In the toolbox of EU competition enforcement, Inability to Pay (ITP) is a curious instrument. It exists, it’s official, and it’s mentioned in the Commission’s 2006 Fining Guidelines (point 35, to be precise). But for many, it feels a bit like a theoretical lifeboat: part of the ship’s safety design, yet rarely deployed — and almost never spotted returning to shore.
The principle behind ITP is simple: fines, however justified, should not irreparably sink a company. Deterrence matters — but not at the cost of economic annihilation, massive job losses, or collapse of vital services. There’s a recognition, albeit understated, that competition policy doesn’t operate in a vacuum. As such, where a fine would “irretrievably jeopardise the economic viability” of an undertaking and “cause its assets to lose all their value”, a reduction is possible, within a specific social and economic context.
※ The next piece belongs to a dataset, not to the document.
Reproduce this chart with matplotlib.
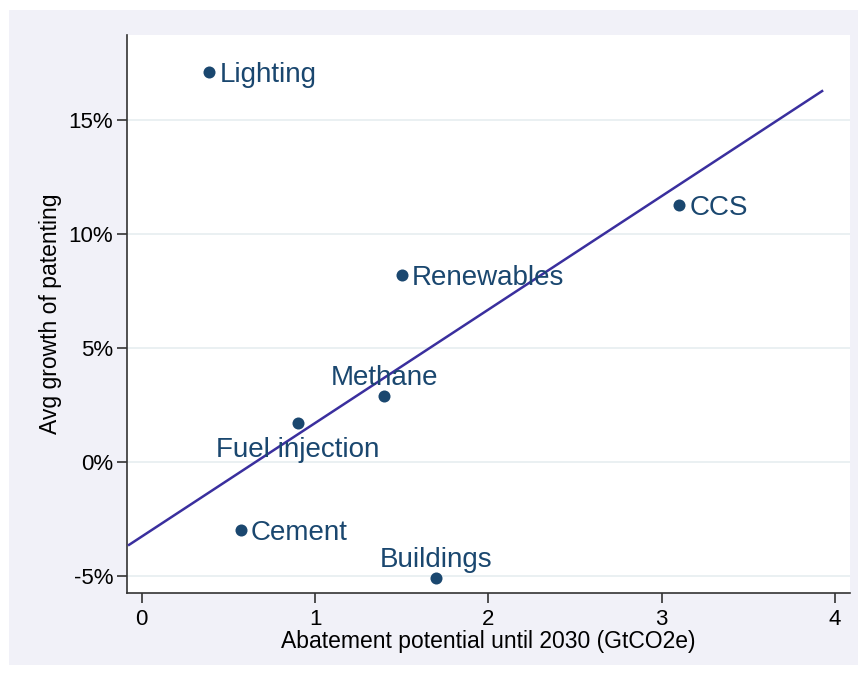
import matplotlib
matplotlib.use("Agg")
import matplotlib.pyplot as plt
from matplotlib.patches import Rectangle
from matplotlib.ticker import FuncFormatter

plt.rcParams['font.family'] = ['Liberation Sans', 'DejaVu Sans']

# data
sectors = ["Lighting", "CCS", "Renewables", "Methane", "Fuel injection", "Cement", "Buildings"]
abatement = [0.39, 3.10, 1.50, 1.40, 0.90, 0.57, 1.70]
growth = [17.1, 11.25, 8.2, 2.9, 1.7, -3.0, -5.1]
label_pos = ["right", "right", "right", "above", "below", "right", "above"]
fit_x = [-0.073, 3.926]
fit_y = [-3.65, 16.26]
x_ticks = [0, 1, 2, 3, 4]
y_ticks = [-5, 0, 5, 10, 15]

W, H = 860, 677
fig = plt.figure(figsize=(W / 100, H / 100), dpi=100)
fig.patch.set_facecolor("white")
bg = Rectangle((9 / W, 1 - 665 / H), (858 - 9) / W, (665 - 10) / H,
               transform=fig.transFigure, facecolor="#F1F1F8",
               edgecolor="none", zorder=-10)
fig.add_artist(bg)

ax = fig.add_axes([127 / W, 1 - 592.7 / H, (850 - 127) / W, (592.7 - 35) / H])
ax.set_zorder(1)
ax.set_facecolor("white")
ax.set_xlim(-0.085, 4.087)
ax.set_ylim(-5.75, 18.72)

navy = "#1a476f"
for yt in y_ticks:
    ax.axhline(yt, color="#E6EEF0", lw=1.2, zorder=1)

ax.plot(fit_x, fit_y, color="#3A2F9E", lw=1.8, zorder=3)
ax.scatter(abatement, growth, s=75, color=navy, zorder=4, linewidths=0)

lfs = 20
for name, x, y, pos in zip(sectors, abatement, growth, label_pos):
    if pos == "right":
        ax.annotate(name, (x, y), xytext=(7.5, -2), textcoords="offset points",
                    ha="left", va="center", fontsize=lfs, color=navy, zorder=5)
    elif pos == "above":
        ax.annotate(name, (x, y), xytext=(0, 3.5), textcoords="offset points",
                    ha="center", va="bottom", fontsize=lfs, color=navy, zorder=5)
    else:
        ax.annotate(name, (x, y), xytext=(0, -10), textcoords="offset points",
                    ha="center", va="top", fontsize=lfs, color=navy, zorder=5)

ax.set_xticks(x_ticks)
ax.set_yticks(y_ticks)
ax.yaxis.set_major_formatter(FuncFormatter(lambda v, p: f"{v:.0f}%"))
ax.tick_params(axis="both", direction="out", length=7, width=1.2, color="#333333",
               labelsize=16, labelcolor="black")
ax.tick_params(axis="y", pad=3)
ax.tick_params(axis="x", pad=5)
for s in ["top", "right"]:
    ax.spines[s].set_visible(False)
for s in ["left", "bottom"]:
    ax.spines[s].set_color("#333333")
    ax.spines[s].set_linewidth(1.2)

ax.set_xlabel("Abatement potential until 2030 (GtCO2e)", fontsize=16.5, labelpad=0)
ax.set_ylabel("Avg growth of patenting", fontsize=16.5, labelpad=5)

fig.savefig("out.png", dpi=100, facecolor="white")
Yet possible does not mean probable. Between 2000 and 2019, only 18% of ITP claims were successful. Most companies that knock on this particular door find it firmly shut — if not locked from the inside.
So, is ITP just a mirage of mercy? Or is it doing exactly what it’s meant to do — provide a lifeline for the few, not the many?
Let’s turn to a real case.
Abengoa: When the Threshold Is Met
Abengoa — once a major player in renewable energy and ethanol production in Europe — recently found itself on the receiving end of a €20 million fine by the Commission. Its offence? Participating in a cartel aimed at manipulating ethanol price benchmarks published by Platts, an infringement that spanned nearly three years and affected the entire European Economic Area.
The case was serious, and the evidence compelling. But what made it remarkable, procedurally speaking, was that Abengoa submitted a request for fine reduction under the ITP mechanism — and the Commission accepted it.
Yes, you read that correctly. In a world where 4 out of 5 such requests fail, Abengoa succeeded.
Why?
Because Abengoa had long been navigating stormy waters: it had undergone painful restructuring, faced multiple insolvency proceedings in Spain, and was the subject of national and international concern. Its financial vulnerability wasn’t speculative — it was structural and well-documented.
The Commission, after thoroughly examining the company’s accounts and the state of implementation of its restructuring plans, granted a reduction. It didn’t tear up the fine altogether (nor should it), but it acknowledged the exceptional context. Combined with a 10% discount for settlement cooperation, the final sanction reflected both gravity and economic realism.
A Safety Valve, Not a Safety Net
The takeaway from Abengoa is not that the ITP door is now wide open. It isn’t — and it shouldn’t be. A system that routinely allows companies to plead poverty after breaching EU law would undermine deterrence and incentivise moral hazard.
But it does suggest something more subtle, and arguably more important: that the ITP mechanism works when it is supposed to. Its rarity is not necessarily a sign of failure, but of design. After all, emergency exits are not meant to be the main route — they’re there for when all others are blocked.
If anything, Abengoa shows us that ITP is not a loophole but a disciplinary exception. It’s hard to get, it demands full transparency, and it requires the Commission to balance legal firmness with economic insight.
And perhaps, as enforcement becomes more entangled with questions of social sustainability, the real question is not whythe ITP is used so little, but whether we’re ready to accept that some safeguards should only work when everything else doesn’t.
A fire extinguisher isn’t broken just because it spends most of its life behind glass.